I’m experiencing unexpectedly slow insert performance with Cloudflare Vectorize during a large-scale vector insertion. Over 12 hours, I successfully inserted about 2.5 million documents individually or in very small groups (1-2 vectors at a time). However, after about 36 hours, my process is still at around 1.9 million vectors total. It appears that Vectorize is batching inserts at about 1,000 vectors each, rather than the advertised batches of up to 200,000 vectors for improved throughput. My understanding was that Vectorize would automatically batch inserts at these larger sizes to optimize performance, but this doesn’t seem to be happening.
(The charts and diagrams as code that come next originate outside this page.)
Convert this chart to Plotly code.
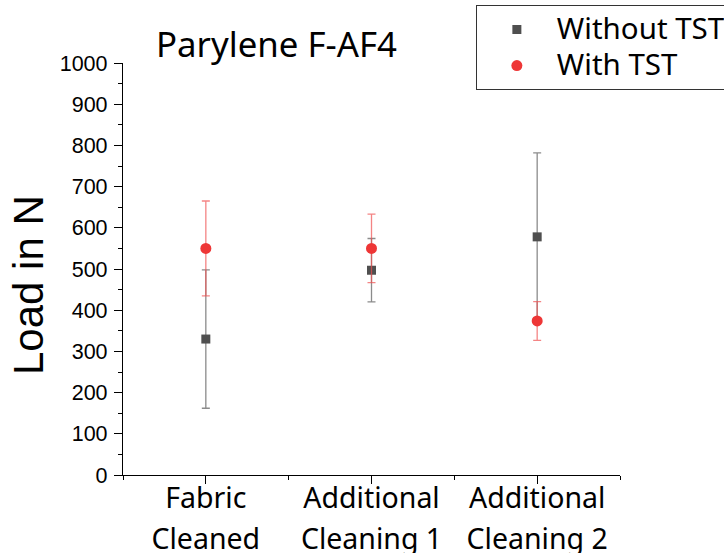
import plotly.graph_objects as go

# Load measurements for Parylene F-AF4 coated fabric
categories = ["Fabric Cleaned", "Additional Cleaning 1", "Additional Cleaning 2"]
series_names = ["Without TST", "With TST"]
without_tst = [330, 497, 578]
without_tst_err = [168, 77, 204]
with_tst = [550, 550, 374]
with_tst_err = [115, 83, 47]

x_idx = list(range(1, len(categories) + 1))
TICK_PX = 28.5
LEGEND_PX = 29.5


def two_line(label):
    first, second = label.split(" ", 1)
    span = f"<span style='font-size:{TICK_PX}px'>"
    return f"{span}{first}</span><br>{span}{second}</span>"


def legend_label(label):
    return f"<span style='font-size:{LEGEND_PX}px'>{label}</span>"


fig = go.Figure()
fig.add_trace(go.Scatter(
    x=x_idx, y=without_tst, mode="markers", name=legend_label(series_names[0]),
    marker=dict(symbol="square", size=9, color="#4f4f4f"),
    error_y=dict(type="data", array=without_tst_err, visible=True,
                 color="rgba(110,110,110,0.8)", thickness=1.3, width=4),
))
fig.add_trace(go.Scatter(
    x=x_idx, y=with_tst, mode="markers", name=legend_label(series_names[1]),
    marker=dict(symbol="circle", size=11, color="#ee3636"),
    error_y=dict(type="data", array=with_tst_err, visible=True,
                 color="rgba(240,80,80,0.7)", thickness=1.3, width=4),
))

fig.update_layout(
    width=724, height=553,
    margin=dict(l=123, r=104, t=63, b=78, autoexpand=False),
    paper_bgcolor="white", plot_bgcolor="white",
    showlegend=True,
    legend=dict(
        x=0.71, y=1.14, xanchor="left", yanchor="top",
        bordercolor="#333333", borderwidth=1, bgcolor="white",
        font=dict(family="Noto Sans", size=25.5, color="black"),
        itemwidth=70,
    ),
    annotations=[
        dict(text="Parylene F-AF4", xref="paper", yref="paper",
             x=0.062, y=0.985, xanchor="left", yanchor="bottom", showarrow=False,
             font=dict(family="Noto Sans", size=34.8, color="black")),
        dict(text="Load in N", xref="paper", yref="paper",
             x=-0.19, y=0.46, xanchor="center", yanchor="middle", showarrow=False,
             textangle=-90,
             font=dict(family="Liberation Sans", size=42, color="black")),
    ],
)

fig.update_xaxes(
    range=[0.5, 3.5], tickmode="array", tickvals=x_idx,
    ticktext=[two_line(c) for c in categories],
    tickfont=dict(family="Noto Sans", size=31.5, color="black"),
    ticks="outside", ticklen=8, tickwidth=1.3, tickcolor="black",
    ticklabelstandoff=-14,
    showline=True, linecolor="black", linewidth=1.3,
    showgrid=False, zeroline=False, automargin=False,
    minor=dict(tickmode="linear", tick0=0.5, dtick=1, ticks="outside",
               ticklen=4, tickwidth=1.3, tickcolor="black"),
)
fig.update_yaxes(
    range=[0, 1000], dtick=100, tick0=0,
    tickfont=dict(family="Liberation Sans", size=21.5, color="black"),
    ticks="outside", ticklen=8, tickwidth=1.3, tickcolor="black",
    ticklabelstandoff=2,
    showline=True, linecolor="black", linewidth=1.3,
    showgrid=False, zeroline=False, automargin=False,
    minor=dict(dtick=50, ticks="outside", ticklen=4, tickwidth=1.3,
               tickcolor="black"),
)

fig.write_html("out.html")
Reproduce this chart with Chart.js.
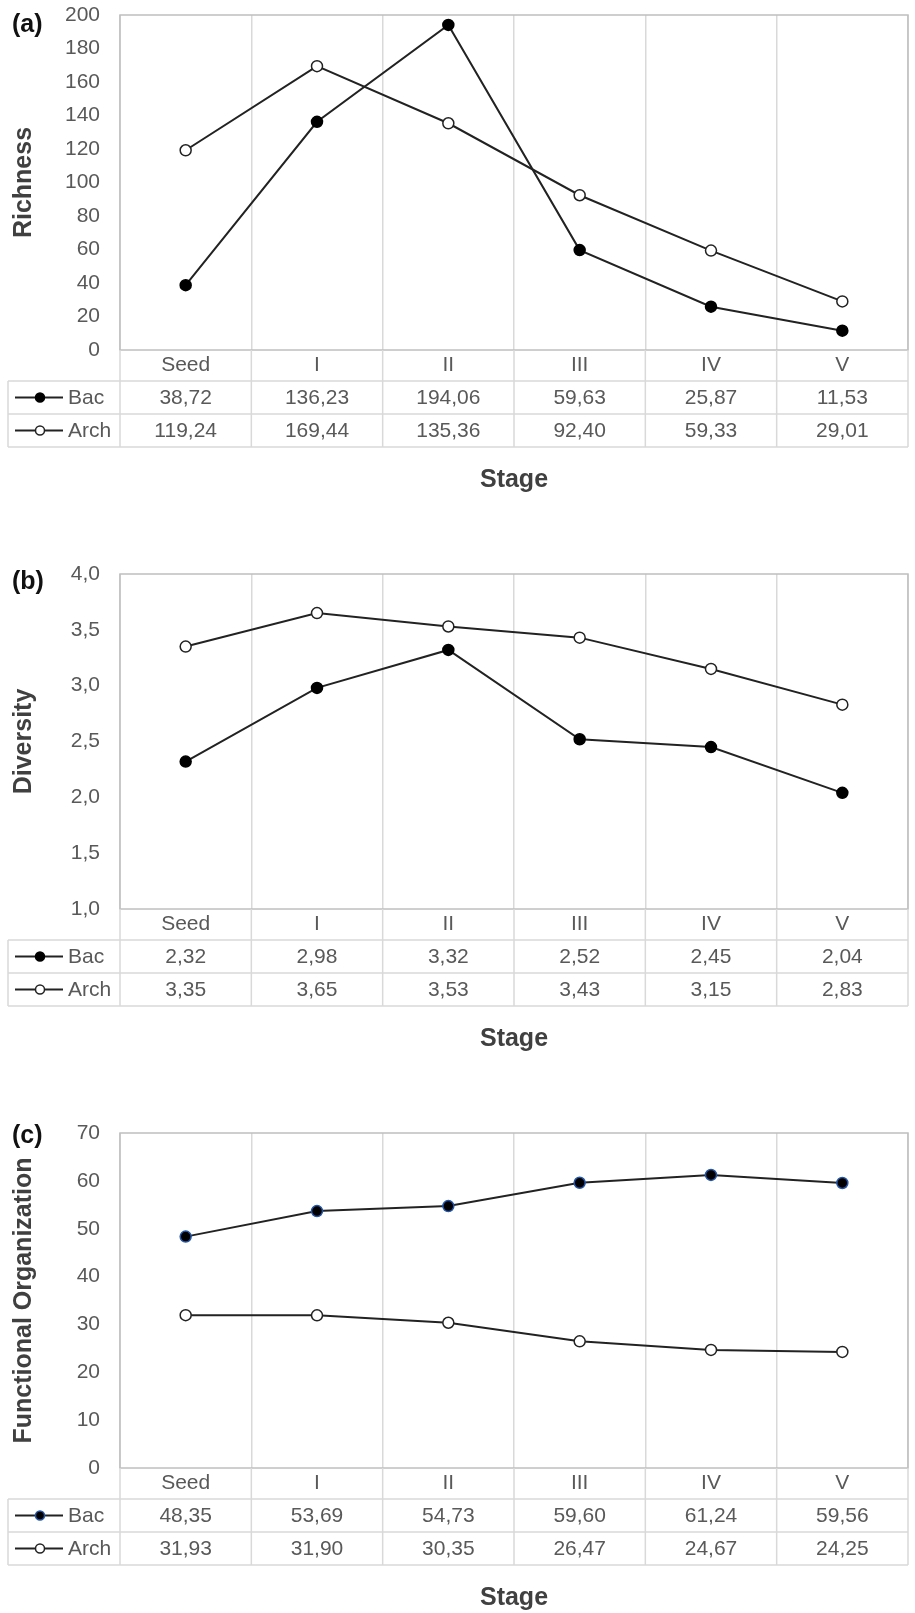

Do I need to explicitly batch my inserts (e.g., in groups of 5,000 vectors) to achieve better efficiency, or is there something else going on here? Could anyone from Cloudflare clarify how batching works internally with Vectorize and suggest the best practices or architecture adjustments for optimizing large-scale vector insert operations?
What steps have you taken to resolve the issue?
All I can do at this point is wait for the insert to complete.
Where are you seeing 200,000 listed as a batch upload limit?
If your process is still running, please open a Support issue and share the Account ID with the issue, and we’ll be glad to see why it’s taking so long.
When I say 200k I am referencing this quote from a Cloudflare blog post:
“It will batch up to 200,000 vectors at once (a value we arrived at after our own testing) with a limit of 1,000 blocks. With this throughput, we have been able to quickly load millions of vectors into an index (with upserts of 5,000 vectors at a time).”
So supposedly internally vectorize can batch 200k vectors at once using WAL. What I didn’t realize is that this only seems to occur when you do inserts in batches of 5000. If you do inserts one by one, it’s a much slower process. I recreated the database doing these inserts 5000 at a time for two indexes 2 million vectors each and it took about 12 hours. I’m not sure if that counts as “quickly” but it was good enough for me.
Generally I would recommend Vectorize. It’s quick once you get it set up. Just make sure that you keep the metadata and embeddings you’re inserting into it in case you run into an issue like I had.